■ Information supplied ■
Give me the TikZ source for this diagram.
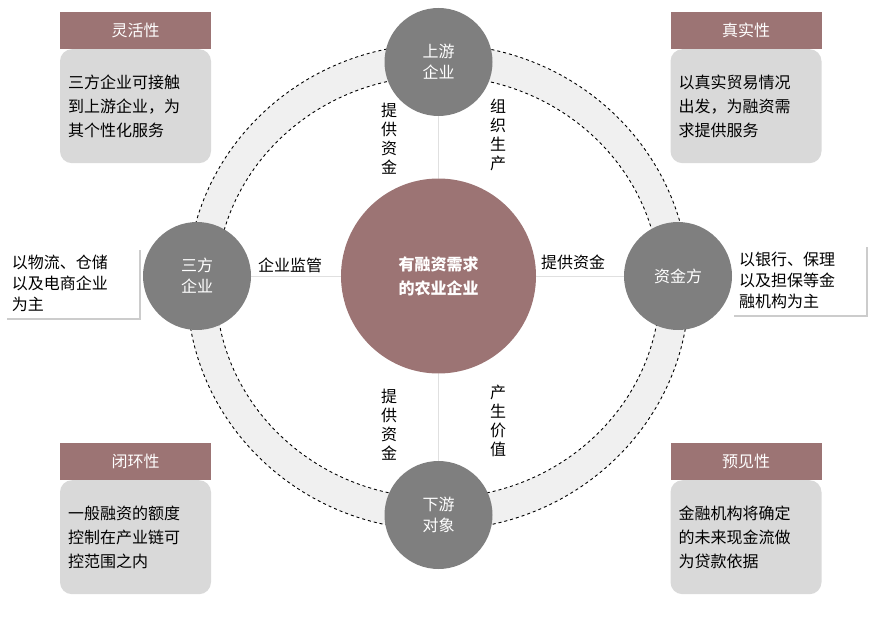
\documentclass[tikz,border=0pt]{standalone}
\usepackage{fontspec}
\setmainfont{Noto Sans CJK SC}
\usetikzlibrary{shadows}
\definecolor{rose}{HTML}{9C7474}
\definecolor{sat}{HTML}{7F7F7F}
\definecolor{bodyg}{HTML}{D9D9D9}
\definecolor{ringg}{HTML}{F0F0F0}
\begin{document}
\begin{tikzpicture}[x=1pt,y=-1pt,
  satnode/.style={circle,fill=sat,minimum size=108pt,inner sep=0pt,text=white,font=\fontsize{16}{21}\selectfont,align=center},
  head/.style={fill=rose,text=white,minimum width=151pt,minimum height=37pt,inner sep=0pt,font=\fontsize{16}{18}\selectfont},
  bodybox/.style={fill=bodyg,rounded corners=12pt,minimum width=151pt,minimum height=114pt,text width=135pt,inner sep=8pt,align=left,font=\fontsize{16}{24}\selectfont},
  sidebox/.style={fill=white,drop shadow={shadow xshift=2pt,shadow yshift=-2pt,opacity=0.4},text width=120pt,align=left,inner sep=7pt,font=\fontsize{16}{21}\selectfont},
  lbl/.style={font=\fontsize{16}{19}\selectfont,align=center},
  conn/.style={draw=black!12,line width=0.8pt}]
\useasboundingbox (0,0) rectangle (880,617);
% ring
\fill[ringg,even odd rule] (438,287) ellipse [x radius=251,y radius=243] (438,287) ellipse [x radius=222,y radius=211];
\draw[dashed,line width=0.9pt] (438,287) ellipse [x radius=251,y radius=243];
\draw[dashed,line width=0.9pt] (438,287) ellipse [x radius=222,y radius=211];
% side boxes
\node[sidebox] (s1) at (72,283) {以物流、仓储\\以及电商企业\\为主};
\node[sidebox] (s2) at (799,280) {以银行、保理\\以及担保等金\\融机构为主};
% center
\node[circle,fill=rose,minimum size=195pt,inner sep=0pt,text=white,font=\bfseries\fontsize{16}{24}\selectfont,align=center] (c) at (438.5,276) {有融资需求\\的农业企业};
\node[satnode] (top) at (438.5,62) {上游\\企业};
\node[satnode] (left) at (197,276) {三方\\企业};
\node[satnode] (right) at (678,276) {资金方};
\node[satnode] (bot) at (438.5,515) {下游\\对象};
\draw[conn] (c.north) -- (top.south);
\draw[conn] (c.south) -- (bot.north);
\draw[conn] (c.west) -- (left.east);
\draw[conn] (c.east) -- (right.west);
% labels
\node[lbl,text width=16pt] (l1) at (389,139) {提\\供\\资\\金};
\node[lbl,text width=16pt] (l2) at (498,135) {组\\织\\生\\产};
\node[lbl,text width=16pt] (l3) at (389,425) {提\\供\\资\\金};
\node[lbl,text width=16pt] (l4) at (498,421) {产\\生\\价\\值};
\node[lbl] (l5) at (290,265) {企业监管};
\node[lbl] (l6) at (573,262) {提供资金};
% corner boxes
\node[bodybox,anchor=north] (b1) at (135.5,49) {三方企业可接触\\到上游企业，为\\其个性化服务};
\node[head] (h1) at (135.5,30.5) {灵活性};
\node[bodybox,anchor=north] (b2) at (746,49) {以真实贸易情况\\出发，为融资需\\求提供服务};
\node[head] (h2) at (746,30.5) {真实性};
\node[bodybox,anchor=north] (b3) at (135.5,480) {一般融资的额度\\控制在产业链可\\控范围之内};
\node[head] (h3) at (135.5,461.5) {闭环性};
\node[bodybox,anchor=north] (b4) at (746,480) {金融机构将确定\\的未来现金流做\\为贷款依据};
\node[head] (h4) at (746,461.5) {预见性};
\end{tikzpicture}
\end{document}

■ Problem to work on ■
All of the lines above should be printed exactly, minus the pictures.

■ Exercise solution ■
Give me the TikZ source for this diagram.
\documentclass[tikz,border=0pt]{standalone}
\usepackage{fontspec}
\setmainfont{Noto Sans CJK SC}
\usetikzlibrary{shadows}
\definecolor{rose}{HTML}{9C7474}
\definecolor{sat}{HTML}{7F7F7F}
\definecolor{bodyg}{HTML}{D9D9D9}
\definecolor{ringg}{HTML}{F0F0F0}
\begin{document}
\begin{tikzpicture}[x=1pt,y=-1pt,
  satnode/.style={circle,fill=sat,minimum size=108pt,inner sep=0pt,text=white,font=\fontsize{16}{21}\selectfont,align=center},
  head/.style={fill=rose,text=white,minimum width=151pt,minimum height=37pt,inner sep=0pt,font=\fontsize{16}{18}\selectfont},
  bodybox/.style={fill=bodyg,rounded corners=12pt,minimum width=151pt,minimum height=114pt,text width=135pt,inner sep=8pt,align=left,font=\fontsize{16}{24}\selectfont},
  sidebox/.style={fill=white,drop shadow={shadow xshift=2pt,shadow yshift=-2pt,opacity=0.4},text width=120pt,align=left,inner sep=7pt,font=\fontsize{16}{21}\selectfont},
  lbl/.style={font=\fontsize{16}{19}\selectfont,align=center},
  conn/.style={draw=black!12,line width=0.8pt}]
\useasboundingbox (0,0) rectangle (880,617);
% ring
\fill[ringg,even odd rule] (438,287) ellipse [x radius=251,y radius=243] (438,287) ellipse [x radius=222,y radius=211];
\draw[dashed,line width=0.9pt] (438,287) ellipse [x radius=251,y radius=243];
\draw[dashed,line width=0.9pt] (438,287) ellipse [x radius=222,y radius=211];
% side boxes
\node[sidebox] (s1) at (72,283) {以物流、仓储\\以及电商企业\\为主};
\node[sidebox] (s2) at (799,280) {以银行、保理\\以及担保等金\\融机构为主};
% center
\node[circle,fill=rose,minimum size=195pt,inner sep=0pt,text=white,font=\bfseries\fontsize{16}{24}\selectfont,align=center] (c) at (438.5,276) {有融资需求\\的农业企业};
\node[satnode] (top) at (438.5,62) {上游\\企业};
\node[satnode] (left) at (197,276) {三方\\企业};
\node[satnode] (right) at (678,276) {资金方};
\node[satnode] (bot) at (438.5,515) {下游\\对象};
\draw[conn] (c.north) -- (top.south);
\draw[conn] (c.south) -- (bot.north);
\draw[conn] (c.west) -- (left.east);
\draw[conn] (c.east) -- (right.west);
% labels
\node[lbl,text width=16pt] (l1) at (389,139) {提\\供\\资\\金};
\node[lbl,text width=16pt] (l2) at (498,135) {组\\织\\生\\产};
\node[lbl,text width=16pt] (l3) at (389,425) {提\\供\\资\\金};
\node[lbl,text width=16pt] (l4) at (498,421) {产\\生\\价\\值};
\node[lbl] (l5) at (290,265) {企业监管};
\node[lbl] (l6) at (573,262) {提供资金};
% corner boxes
\node[bodybox,anchor=north] (b1) at (135.5,49) {三方企业可接触\\到上游企业，为\\其个性化服务};
\node[head] (h1) at (135.5,30.5) {灵活性};
\node[bodybox,anchor=north] (b2) at (746,49) {以真实贸易情况\\出发，为融资需\\求提供服务};
\node[head] (h2) at (746,30.5) {真实性};
\node[bodybox,anchor=north] (b3) at (135.5,480) {一般融资的额度\\控制在产业链可\\控范围之内};
\node[head] (h3) at (135.5,461.5) {闭环性};
\node[bodybox,anchor=north] (b4) at (746,480) {金融机构将确定\\的未来现金流做\\为贷款依据};
\node[head] (h4) at (746,461.5) {预见性};
\end{tikzpicture}
\end{document}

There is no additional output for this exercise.